Les africains le savent, les européens aussi. Les africains ne restent pas en Europe pendant leur retraite. Les conditions de vie des personnes âgées ne sont pas appréciables en Europe. L’Afrique offre un cadre familial et convivial. Ainsi, les Burundais de l’étranger pourraient être intéressés par un système de retraite organisé au Burundi pour la diaspora. Une caisse pourrait- être créée et serait gérée par des représentants des banques, de l’Etat et des représentants de la diaspora. Les fonds serviraient à des investissements à long terme ; donc des prêts à long terme comme ils n’en existent pas au Burundi. Ces fonds pourraient même dépasser ceux de l’INSS et permettraient de jeter les bases du financement de l’industrialisation du Burundi. Le Burundi éviterait ainsi de voir son économie achetée par des voisins ambitieux.
Le Burundi a besoin des aides et des investissements. Un pays africain qui dispose d’un lobby important dans une puissance occidentale arrive à obtenir des aides importantes. Certains Burundais sont des membres des partis qui sont au pouvoir en Europe et en Amérique. Ils peuvent faire du lobbying et créer un climat propice à une bonne négociation d’aide internationale. En reprenant l’exemple du Mali, la diaspora de ce pays est à l’origine de l’aide importante que reçoit ce pays.
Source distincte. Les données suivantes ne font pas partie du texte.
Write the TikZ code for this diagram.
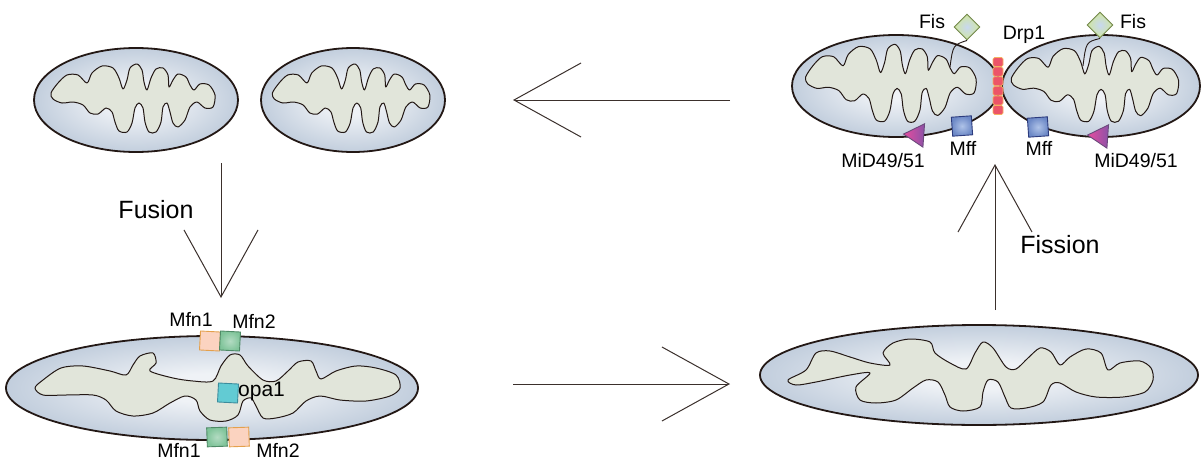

Décrocher un jumelage d’une province Burundaise avec une région française ou allemande serait déjà un pas important pour le développement de la province. Il est impensable de négocier un jumelage au profit de celui qui ne l’ a pas demandé ou qui veut le détourner au profit de sa poche. La balle se trouve dans le camp du gouvernement Burundais ou des collectivités Burundaises. Pourquoi ne pas profiter de ces connaissances pour développer le Burundi ?
Le Burundi devrait rompre avec le passé pour regarder vers l’avenir en associant tous les Burundais, y compris la diaspora. La direction chargée de la diaspora serait une bonne chose. La diaspora a besoin d’un médiateur de la République chargé de collecter les doléances de cette même diaspora dans le cadre d’un respect mutuel.
Le pouvoir ne pourra pas associer la diaspora sans faire son autocritique. Il devrait savoir comment éviter des cas déplorables comme ceux-ci : Des médicaments destinés aux soins gratuits de la population bloqués pendant 18 mois à l’aéroport et qui finissent par dépasser les délais et des délais qui dépassent 7 mois pour avoir l’autorisation de soigner gratuitement les Burundais.
La diaspora ne demande pas de l’aide de l’Etat Burundais. Elle demande à être associée au développement du Burundi. Associer la diaspora suppose une transparence et une bonne gouvernance. Le pouvoir doit choisir entre le bien de son peuple ou le plein des poches des dirigeants. La diaspora est un atout majeur. L’ignorer est aussi ignorer une des voies du développement.